## Stated problem
Look through the material below, count the lines containing the word "Write", and state only the count.

## Supplied material
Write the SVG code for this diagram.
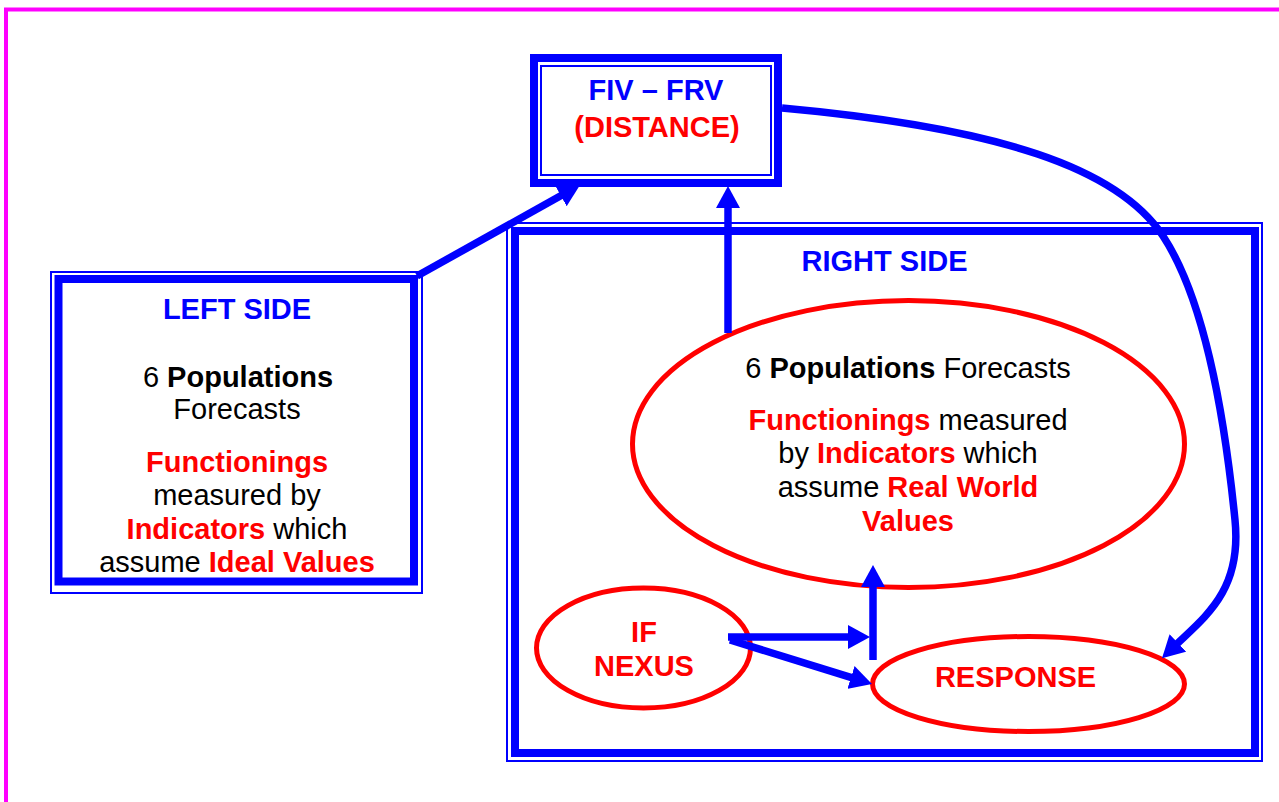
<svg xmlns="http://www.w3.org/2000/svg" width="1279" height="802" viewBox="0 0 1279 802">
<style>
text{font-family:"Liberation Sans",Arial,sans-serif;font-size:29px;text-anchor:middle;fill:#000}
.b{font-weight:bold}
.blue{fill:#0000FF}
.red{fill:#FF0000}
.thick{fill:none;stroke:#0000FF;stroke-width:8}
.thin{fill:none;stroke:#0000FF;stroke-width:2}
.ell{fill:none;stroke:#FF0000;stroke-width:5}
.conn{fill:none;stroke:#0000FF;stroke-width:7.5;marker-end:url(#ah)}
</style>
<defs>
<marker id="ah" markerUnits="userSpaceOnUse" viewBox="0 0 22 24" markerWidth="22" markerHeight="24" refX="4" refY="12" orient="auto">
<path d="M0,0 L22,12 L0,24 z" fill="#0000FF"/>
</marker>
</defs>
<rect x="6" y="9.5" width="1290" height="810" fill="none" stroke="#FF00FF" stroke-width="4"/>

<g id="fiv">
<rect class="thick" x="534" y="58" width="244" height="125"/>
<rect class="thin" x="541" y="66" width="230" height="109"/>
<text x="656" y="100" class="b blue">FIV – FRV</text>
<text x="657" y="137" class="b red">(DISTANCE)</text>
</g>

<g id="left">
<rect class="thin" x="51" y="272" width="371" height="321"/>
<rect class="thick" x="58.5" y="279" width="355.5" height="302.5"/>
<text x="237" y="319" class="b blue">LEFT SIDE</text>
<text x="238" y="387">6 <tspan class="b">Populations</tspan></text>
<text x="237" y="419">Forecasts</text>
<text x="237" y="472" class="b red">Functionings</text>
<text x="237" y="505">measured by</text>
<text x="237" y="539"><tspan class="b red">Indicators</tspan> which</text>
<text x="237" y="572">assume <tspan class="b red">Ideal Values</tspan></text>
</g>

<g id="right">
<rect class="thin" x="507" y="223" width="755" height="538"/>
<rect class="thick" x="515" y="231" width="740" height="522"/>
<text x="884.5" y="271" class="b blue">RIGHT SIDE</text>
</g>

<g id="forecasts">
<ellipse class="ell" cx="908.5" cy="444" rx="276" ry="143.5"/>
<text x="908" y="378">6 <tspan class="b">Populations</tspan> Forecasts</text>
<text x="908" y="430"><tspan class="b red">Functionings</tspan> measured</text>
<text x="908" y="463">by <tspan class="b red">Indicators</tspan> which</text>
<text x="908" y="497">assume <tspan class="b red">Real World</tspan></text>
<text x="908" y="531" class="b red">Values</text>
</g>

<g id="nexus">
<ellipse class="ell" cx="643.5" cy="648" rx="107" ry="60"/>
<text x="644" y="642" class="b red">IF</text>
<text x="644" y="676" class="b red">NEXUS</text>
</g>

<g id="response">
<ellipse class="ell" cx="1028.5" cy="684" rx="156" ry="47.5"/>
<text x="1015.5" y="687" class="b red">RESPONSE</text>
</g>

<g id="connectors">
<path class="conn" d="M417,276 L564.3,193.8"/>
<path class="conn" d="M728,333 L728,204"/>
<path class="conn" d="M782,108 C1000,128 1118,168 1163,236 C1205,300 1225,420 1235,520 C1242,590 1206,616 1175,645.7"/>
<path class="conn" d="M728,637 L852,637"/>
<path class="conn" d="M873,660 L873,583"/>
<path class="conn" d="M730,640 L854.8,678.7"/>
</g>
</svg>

...

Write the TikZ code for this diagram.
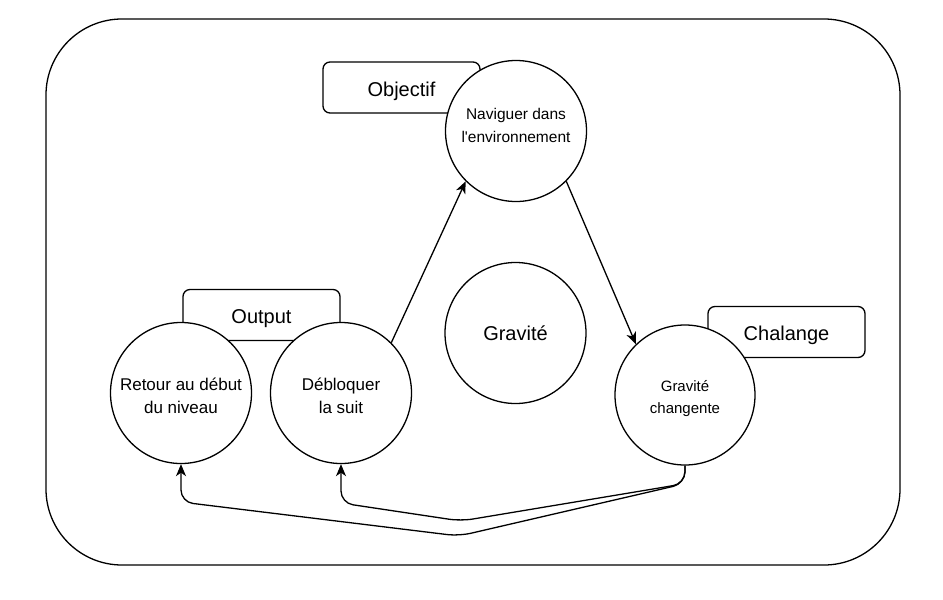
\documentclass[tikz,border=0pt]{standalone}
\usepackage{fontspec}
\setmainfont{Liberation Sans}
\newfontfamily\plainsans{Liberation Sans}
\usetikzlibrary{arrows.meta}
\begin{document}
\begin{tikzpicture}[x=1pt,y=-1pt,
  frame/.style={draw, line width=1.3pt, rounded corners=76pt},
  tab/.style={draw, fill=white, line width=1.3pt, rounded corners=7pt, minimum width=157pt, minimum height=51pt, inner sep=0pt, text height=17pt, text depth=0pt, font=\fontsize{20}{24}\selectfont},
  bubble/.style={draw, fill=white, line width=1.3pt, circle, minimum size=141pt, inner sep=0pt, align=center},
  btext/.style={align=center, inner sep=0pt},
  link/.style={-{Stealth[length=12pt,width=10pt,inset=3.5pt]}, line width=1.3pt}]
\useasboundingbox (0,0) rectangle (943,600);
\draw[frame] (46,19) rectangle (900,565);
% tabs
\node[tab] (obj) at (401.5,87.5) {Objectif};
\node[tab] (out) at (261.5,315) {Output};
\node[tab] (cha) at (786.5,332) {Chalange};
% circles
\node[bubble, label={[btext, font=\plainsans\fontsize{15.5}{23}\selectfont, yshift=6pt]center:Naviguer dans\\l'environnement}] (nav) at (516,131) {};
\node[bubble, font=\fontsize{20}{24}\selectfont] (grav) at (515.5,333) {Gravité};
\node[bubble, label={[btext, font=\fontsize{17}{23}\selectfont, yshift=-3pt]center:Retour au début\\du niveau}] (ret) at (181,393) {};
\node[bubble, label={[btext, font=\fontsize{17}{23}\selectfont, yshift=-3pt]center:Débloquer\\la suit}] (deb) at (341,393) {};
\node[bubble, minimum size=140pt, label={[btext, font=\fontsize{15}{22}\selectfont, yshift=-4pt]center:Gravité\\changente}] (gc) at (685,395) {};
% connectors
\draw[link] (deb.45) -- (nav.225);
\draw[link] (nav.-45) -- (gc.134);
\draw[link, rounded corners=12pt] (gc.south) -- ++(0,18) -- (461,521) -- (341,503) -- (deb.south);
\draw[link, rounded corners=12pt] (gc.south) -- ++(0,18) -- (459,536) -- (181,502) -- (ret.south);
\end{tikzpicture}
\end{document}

## Answer to the exercise
2